Reproduce the listing exactly, with no pictures in your copy.

[Rows from a dataset of charts and code]

- - -

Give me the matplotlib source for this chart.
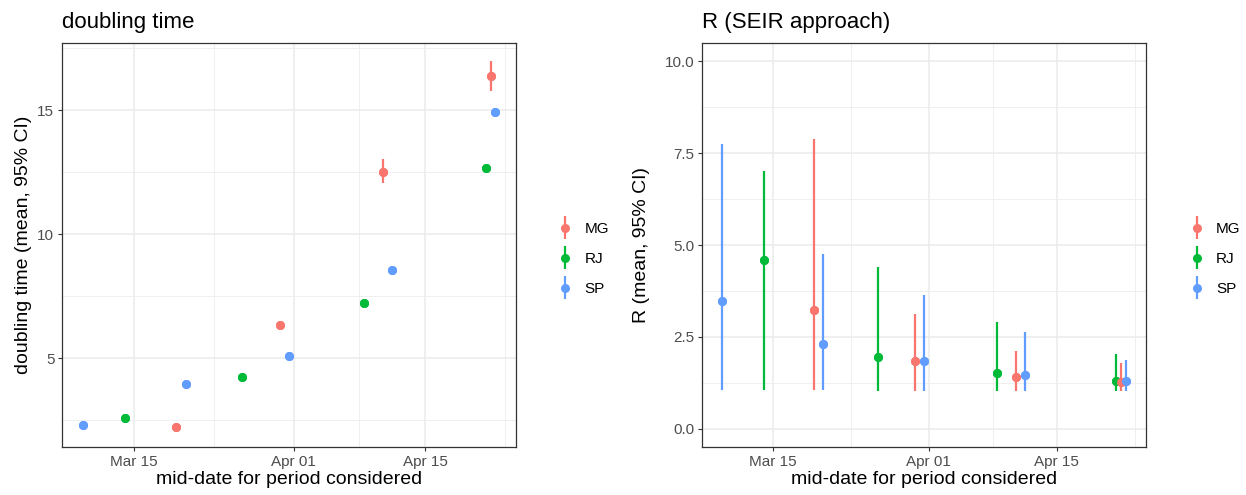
import numpy as np
import pandas as pd
import matplotlib
matplotlib.use("Agg")
import matplotlib.pyplot as plt
import matplotlib.dates as mdates
from matplotlib.ticker import MultipleLocator, FixedLocator
from matplotlib.legend_handler import HandlerErrorbar

plt.rcParams['font.family'] = ['Liberation Sans', 'DejaVu Sans']

# data
states = ["SP", "RJ", "MG", "SP", "RJ", "MG", "SP", "RJ", "MG", "SP", "RJ", "MG", "SP"]
mid_dates = ["2020-03-09 12:00", "2020-03-14 00:00", "2020-03-19 12:00", "2020-03-20 12:00",
             "2020-03-26 12:00", "2020-03-30 12:00", "2020-03-31 12:00", "2020-04-08 12:00",
             "2020-04-10 12:00", "2020-04-11 12:00", "2020-04-21 12:00", "2020-04-22 00:00",
             "2020-04-22 12:00"]

dbl_mean = [2.29, 2.57, 2.21, 3.97, 4.22, 6.35, 5.09, 7.22, 12.52, 8.55, 12.65, 16.36, 14.93]
dbl_low = [2.22, 2.50, 2.15, 3.90, 4.15, 6.25, 5.02, 7.12, 12.06, 8.45, 12.55, 15.76, 14.83]
dbl_high = [2.36, 2.64, 2.27, 4.04, 4.29, 6.45, 5.16, 7.32, 13.03, 8.65, 12.75, 16.97, 15.03]

r_mean = [3.48, 4.58, 3.23, 2.30, 1.94, 1.84, 1.83, 1.52, 1.41, 1.46, 1.29, 1.27, 1.29]
r_low = [1.06, 1.06, 1.06, 1.05, 1.03, 1.03, 1.03, 1.03, 1.03, 1.03, 1.03, 1.03, 1.03]
r_high = [7.74, 7.02, 7.88, 4.76, 4.39, 3.11, 3.65, 2.89, 2.12, 2.62, 2.03, 1.80, 1.86]

state_order = ["MG", "RJ", "SP"]
colors = {"MG": "#F8766D", "RJ": "#00BA38", "SP": "#619CFF"}

major_dates = ["2020-03-15", "2020-04-01", "2020-04-15"]

dates = mdates.date2num(pd.to_datetime(mid_dates))
states = np.array(states)
major = mdates.date2num(pd.to_datetime(major_dates))
# ggplot-style minor breaks: midpoints of majors extended by one step each side
ext = np.concatenate([[major[0] - (major[1] - major[0])], major, [major[-1] + (major[1] - major[0])]])
minor = (ext[:-1] + ext[1:]) / 2

fig = plt.figure(figsize=(12.46, 4.95), dpi=100)
ax1 = fig.add_axes([62 / 1246, 1 - 447 / 495, 454 / 1246, 404 / 495])
ax2 = fig.add_axes([702.3 / 1246, 1 - 447 / 495, 443.4 / 1246, 404 / 495])


def draw_panel(ax, mean, low, high, title, ylabel, ylim, ystep, labelpad, leg_x):
    mean = np.array(mean)
    low = np.array(low)
    high = np.array(high)
    for st in state_order:
        m = states == st
        ax.errorbar(dates[m], mean[m], yerr=[mean[m] - low[m], high[m] - mean[m]],
                    fmt='o', color=colors[st], ms=6.5, elinewidth=1.6, capsize=0,
                    markeredgewidth=0, label=st)
    # draw in data order so later points sit on top
    for i in range(len(dates)):
        ax.plot(dates[i], mean[i], 'o', color=colors[states[i]], ms=6.5, mew=0, zorder=3)

    span = dates.max() - dates.min()
    ax.set_xlim(dates.min() - 0.05 * span, dates.max() + 0.05 * span)
    yspan = ylim[1] - ylim[0]
    ax.set_ylim(ylim[0] - 0.05 * yspan, ylim[1] + 0.05 * yspan)

    ax.xaxis.set_major_locator(FixedLocator(major))
    ax.xaxis.set_minor_locator(FixedLocator(minor))
    ax.xaxis.set_major_formatter(mdates.DateFormatter("%b %d"))
    ax.yaxis.set_major_locator(MultipleLocator(ystep))
    ax.yaxis.set_minor_locator(MultipleLocator(ystep / 2))

    ax.set_axisbelow(True)
    ax.grid(which='major', color='#EBEBEB', lw=1.1)
    ax.grid(which='minor', color='#EDEDED', lw=0.6)
    for sp in ax.spines.values():
        sp.set_color('#333333')
        sp.set_linewidth(0.9)
    ax.tick_params(which='major', length=3, width=0.8, color='#333333',
                   labelcolor='#4D4D4D', labelsize=11, pad=2.5)
    ax.tick_params(which='minor', length=0)

    ax.set_title(title, loc='left', fontsize=16, pad=11)
    ax.set_xlabel("mid-date for period considered", fontsize=14, labelpad=2)
    ax.set_ylabel(ylabel, fontsize=14, labelpad=labelpad)

    ax.legend(loc='center left', bbox_to_anchor=(leg_x, 0.465), frameon=False,
              fontsize=11, handlelength=1.0, handletextpad=0.75, labelspacing=1.05,
              borderpad=0, numpoints=1,
              handler_map={matplotlib.container.ErrorbarContainer: HandlerErrorbar(xerr_size=0.75)})


dbl_all = np.concatenate([dbl_low, dbl_high])
draw_panel(ax1, dbl_mean, dbl_low, dbl_high, "doubling time", "doubling time (mean, 95% CI)",
           (dbl_all.min(), dbl_all.max()), 5, 4, 1.075)
draw_panel(ax2, r_mean, r_low, r_high, "R (SEIR approach)", "R (mean, 95% CI)",
           (0, 10), 2.5, 11, 1.081)
ax2.yaxis.set_major_formatter(matplotlib.ticker.FormatStrFormatter('%.1f'))

fig.savefig("out.png", dpi=100)
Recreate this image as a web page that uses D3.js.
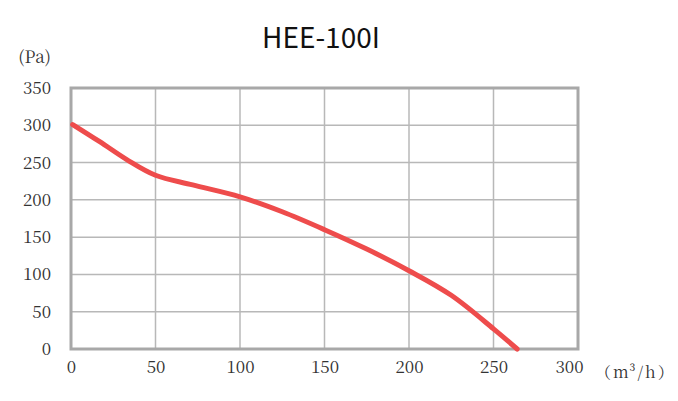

- - -

Answer to the exercise:
Give me the matplotlib source for this chart.
import numpy as np
import pandas as pd
import matplotlib
matplotlib.use("Agg")
import matplotlib.pyplot as plt
import matplotlib.dates as mdates
from matplotlib.ticker import MultipleLocator, FixedLocator
from matplotlib.legend_handler import HandlerErrorbar

plt.rcParams['font.family'] = ['Liberation Sans', 'DejaVu Sans']

# data
states = ["SP", "RJ", "MG", "SP", "RJ", "MG", "SP", "RJ", "MG", "SP", "RJ", "MG", "SP"]
mid_dates = ["2020-03-09 12:00", "2020-03-14 00:00", "2020-03-19 12:00", "2020-03-20 12:00",
             "2020-03-26 12:00", "2020-03-30 12:00", "2020-03-31 12:00", "2020-04-08 12:00",
             "2020-04-10 12:00", "2020-04-11 12:00", "2020-04-21 12:00", "2020-04-22 00:00",
             "2020-04-22 12:00"]

dbl_mean = [2.29, 2.57, 2.21, 3.97, 4.22, 6.35, 5.09, 7.22, 12.52, 8.55, 12.65, 16.36, 14.93]
dbl_low = [2.22, 2.50, 2.15, 3.90, 4.15, 6.25, 5.02, 7.12, 12.06, 8.45, 12.55, 15.76, 14.83]
dbl_high = [2.36, 2.64, 2.27, 4.04, 4.29, 6.45, 5.16, 7.32, 13.03, 8.65, 12.75, 16.97, 15.03]

r_mean = [3.48, 4.58, 3.23, 2.30, 1.94, 1.84, 1.83, 1.52, 1.41, 1.46, 1.29, 1.27, 1.29]
r_low = [1.06, 1.06, 1.06, 1.05, 1.03, 1.03, 1.03, 1.03, 1.03, 1.03, 1.03, 1.03, 1.03]
r_high = [7.74, 7.02, 7.88, 4.76, 4.39, 3.11, 3.65, 2.89, 2.12, 2.62, 2.03, 1.80, 1.86]

state_order = ["MG", "RJ", "SP"]
colors = {"MG": "#F8766D", "RJ": "#00BA38", "SP": "#619CFF"}

major_dates = ["2020-03-15", "2020-04-01", "2020-04-15"]

dates = mdates.date2num(pd.to_datetime(mid_dates))
states = np.array(states)
major = mdates.date2num(pd.to_datetime(major_dates))
# ggplot-style minor breaks: midpoints of majors extended by one step each side
ext = np.concatenate([[major[0] - (major[1] - major[0])], major, [major[-1] + (major[1] - major[0])]])
minor = (ext[:-1] + ext[1:]) / 2

fig = plt.figure(figsize=(12.46, 4.95), dpi=100)
ax1 = fig.add_axes([62 / 1246, 1 - 447 / 495, 454 / 1246, 404 / 495])
ax2 = fig.add_axes([702.3 / 1246, 1 - 447 / 495, 443.4 / 1246, 404 / 495])


def draw_panel(ax, mean, low, high, title, ylabel, ylim, ystep, labelpad, leg_x):
    mean = np.array(mean)
    low = np.array(low)
    high = np.array(high)
    for st in state_order:
        m = states == st
        ax.errorbar(dates[m], mean[m], yerr=[mean[m] - low[m], high[m] - mean[m]],
                    fmt='o', color=colors[st], ms=6.5, elinewidth=1.6, capsize=0,
                    markeredgewidth=0, label=st)
    # draw in data order so later points sit on top
    for i in range(len(dates)):
        ax.plot(dates[i], mean[i], 'o', color=colors[states[i]], ms=6.5, mew=0, zorder=3)

    span = dates.max() - dates.min()
    ax.set_xlim(dates.min() - 0.05 * span, dates.max() + 0.05 * span)
    yspan = ylim[1] - ylim[0]
    ax.set_ylim(ylim[0] - 0.05 * yspan, ylim[1] + 0.05 * yspan)

    ax.xaxis.set_major_locator(FixedLocator(major))
    ax.xaxis.set_minor_locator(FixedLocator(minor))
    ax.xaxis.set_major_formatter(mdates.DateFormatter("%b %d"))
    ax.yaxis.set_major_locator(MultipleLocator(ystep))
    ax.yaxis.set_minor_locator(MultipleLocator(ystep / 2))

    ax.set_axisbelow(True)
    ax.grid(which='major', color='#EBEBEB', lw=1.1)
    ax.grid(which='minor', color='#EDEDED', lw=0.6)
    for sp in ax.spines.values():
        sp.set_color('#333333')
        sp.set_linewidth(0.9)
    ax.tick_params(which='major', length=3, width=0.8, color='#333333',
                   labelcolor='#4D4D4D', labelsize=11, pad=2.5)
    ax.tick_params(which='minor', length=0)

    ax.set_title(title, loc='left', fontsize=16, pad=11)
    ax.set_xlabel("mid-date for period considered", fontsize=14, labelpad=2)
    ax.set_ylabel(ylabel, fontsize=14, labelpad=labelpad)

    ax.legend(loc='center left', bbox_to_anchor=(leg_x, 0.465), frameon=False,
              fontsize=11, handlelength=1.0, handletextpad=0.75, labelspacing=1.05,
              borderpad=0, numpoints=1,
              handler_map={matplotlib.container.ErrorbarContainer: HandlerErrorbar(xerr_size=0.75)})


dbl_all = np.concatenate([dbl_low, dbl_high])
draw_panel(ax1, dbl_mean, dbl_low, dbl_high, "doubling time", "doubling time (mean, 95% CI)",
           (dbl_all.min(), dbl_all.max()), 5, 4, 1.075)
draw_panel(ax2, r_mean, r_low, r_high, "R (SEIR approach)", "R (mean, 95% CI)",
           (0, 10), 2.5, 11, 1.081)
ax2.yaxis.set_major_formatter(matplotlib.ticker.FormatStrFormatter('%.1f'))

fig.savefig("out.png", dpi=100)
Recreate this image as a web page that uses D3.js.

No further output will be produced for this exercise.